Goal
Leaving out every picture, retype the lines below from the top through the one that contains "q in quarters][:31]".
* * *
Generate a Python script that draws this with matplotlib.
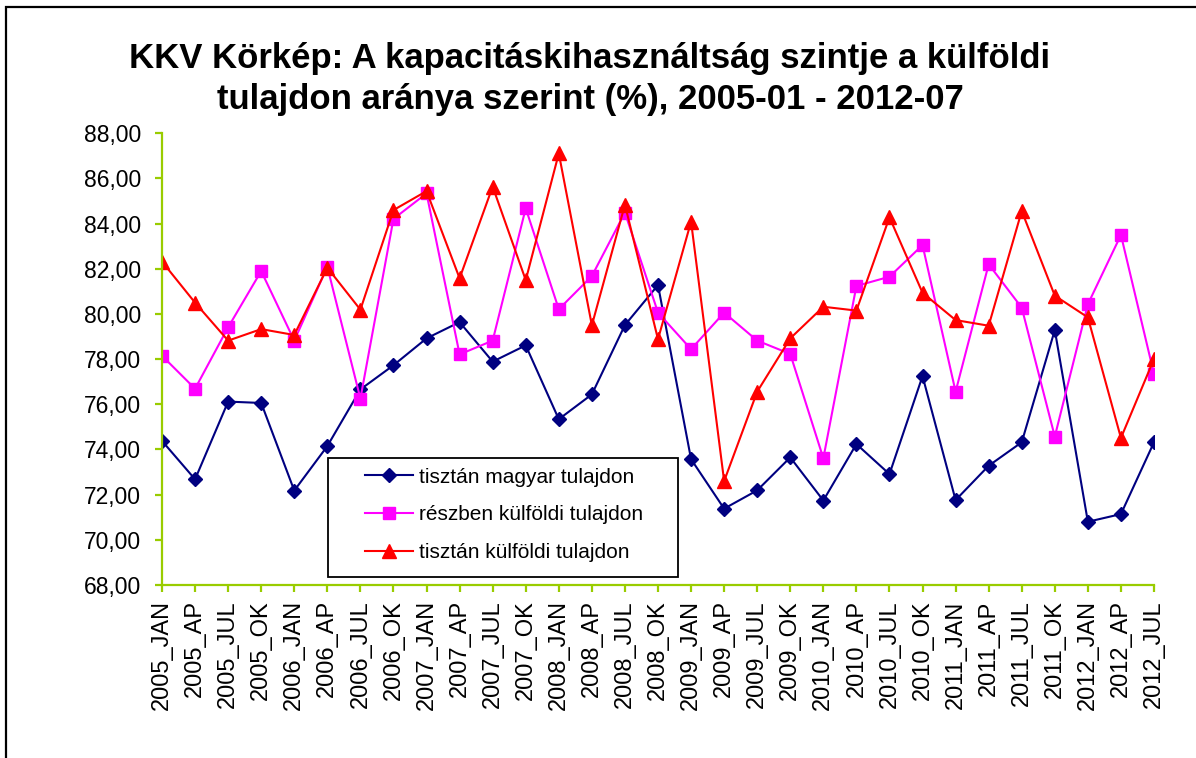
#!/usr/bin/env python

'''KKV Korkep - kapacitaskihasznaltsag a kulfoldi tulajdon aranya szerint'''

import matplotlib
matplotlib.use('Agg')
from matplotlib.pyplot import figure
from matplotlib.patches import Rectangle
from matplotlib.ticker import FuncFormatter
import numpy as np

years = ['2005', '2006', '2007', '2008', '2009', '2010', '2011', '2012']
quarters = ['JAN', 'AP', 'JUL', 'OK']
periods = [f'{y}_{q}' for y in years for q in quarters][:31]

magyar = [74.38, 72.68, 76.12, 76.06, 72.18, 74.15, 76.66, 77.73, 78.92, 79.64,
          77.89, 78.61, 75.34, 76.44, 79.51, 81.28, 73.57, 71.38, 72.19, 73.65,
          71.74, 74.24, 72.91, 77.25, 71.76, 73.28, 74.32, 79.29, 70.80, 71.14,
          74.32]
reszben = [78.15, 76.69, 79.41, 81.90, 78.82, 82.09, 76.25, 84.21, 85.34, 78.21,
           78.82, 84.68, 80.21, 81.68, 84.49, 80.06, 78.44, 80.06, 78.82, 78.23,
           73.61, 81.24, 81.65, 83.05, 76.56, 82.20, 80.28, 74.57, 80.43, 83.50,
           77.34]
kulfoldi = [82.32, 80.50, 78.82, 79.33, 79.07, 82.05, 80.19, 84.60, 85.44, 81.58,
            85.64, 81.50, 87.11, 79.50, 84.84, 78.88, 84.09, 72.60, 76.56, 78.92,
            80.32, 80.15, 84.28, 80.94, 79.73, 79.48, 84.56, 80.81, 79.85, 74.51,
            78.01]

labels = ['tisztán magyar tulajdon', 'részben külföldi tulajdon', 'tisztán külföldi tulajdon']
title = 'KKV Körkép: A kapacitáskihasználtság szintje a külföldi\ntulajdon aránya szerint (%), 2005-01 - 2012-07'

W, H = 1196, 758

if __name__ == '__main__':
    matplotlib.rcParams['font.family'] = ['Liberation Sans', 'DejaVu Sans']
    fig = figure(figsize=(W / 100, H / 100), dpi=100)
    ax = fig.add_axes([162 / W, 1 - 585 / H, (1154 - 162) / W, (585 - 133.3) / H])

    x = np.arange(len(periods))
    h1, = ax.plot(x, magyar, color='#000080', lw=1.5, marker='D', ms=7.4, label=labels[0])
    h2, = ax.plot(x, reszben, color='#FF00FF', lw=1.5, marker='s', ms=9.2, label=labels[1])
    h3, = ax.plot(x, kulfoldi, color='#FF0000', lw=1.5, marker='^', ms=9.6, label=labels[2])

    ax.set_xlim(0, len(periods) - 1)
    ax.set_ylim(68, 88)
    ax.set_yticks(np.arange(68, 88.1, 2))
    ax.yaxis.set_major_formatter(FuncFormatter(lambda v, p: f'{v:.2f}'.replace('.', ',')))
    ax.set_xticks(x)
    ax.set_xticklabels(periods, rotation=90)

    for s in ['top', 'right']:
        ax.spines[s].set_visible(False)
    for s in ['left', 'bottom']:
        ax.spines[s].set_color('#99CC00')
        ax.spines[s].set_linewidth(1.6)
    ax.tick_params(axis='both', colors='#99CC00', length=5, width=1.6, direction='out',
                   labelcolor='black', labelsize=16.5)
    ax.tick_params(axis='y', pad=10)
    ax.tick_params(axis='x', pad=6, labelsize=17)

    fig.text(590 / W, 1 - 79 / H, title, ha='center', va='center', fontsize=25,
             fontweight='bold', linespacing=1.3)

    leg = fig.legend(handles=[h1, h2, h3], loc='center left',
                     bbox_to_anchor=(365 / W, 1 - 515 / H), frameon=False,
                     fontsize=15, handlelength=2.3, handletextpad=0.3,
                     labelspacing=0.9, borderpad=0, borderaxespad=0)
    fig.add_artist(Rectangle((328 / W, 1 - 577 / H), 350 / W, 119 / H,
                             transform=fig.transFigure, fill=False,
                             edgecolor='black', lw=1.3))
    fig.add_artist(Rectangle((6 / W, -0.1), 1.2, 1.1 - 7 / H,
                             transform=fig.transFigure, fill=False,
                             edgecolor='black', lw=1.6, clip_on=False))

    fig.savefig('out.png', dpi=100)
* * *
Task answer
Generate a Python script that draws this with matplotlib.
#!/usr/bin/env python

'''KKV Korkep - kapacitaskihasznaltsag a kulfoldi tulajdon aranya szerint'''

import matplotlib
matplotlib.use('Agg')
from matplotlib.pyplot import figure
from matplotlib.patches import Rectangle
from matplotlib.ticker import FuncFormatter
import numpy as np

years = ['2005', '2006', '2007', '2008', '2009', '2010', '2011', '2012']
quarters = ['JAN', 'AP', 'JUL', 'OK']
periods = [f'{y}_{q}' for y in years for q in quarters][:31]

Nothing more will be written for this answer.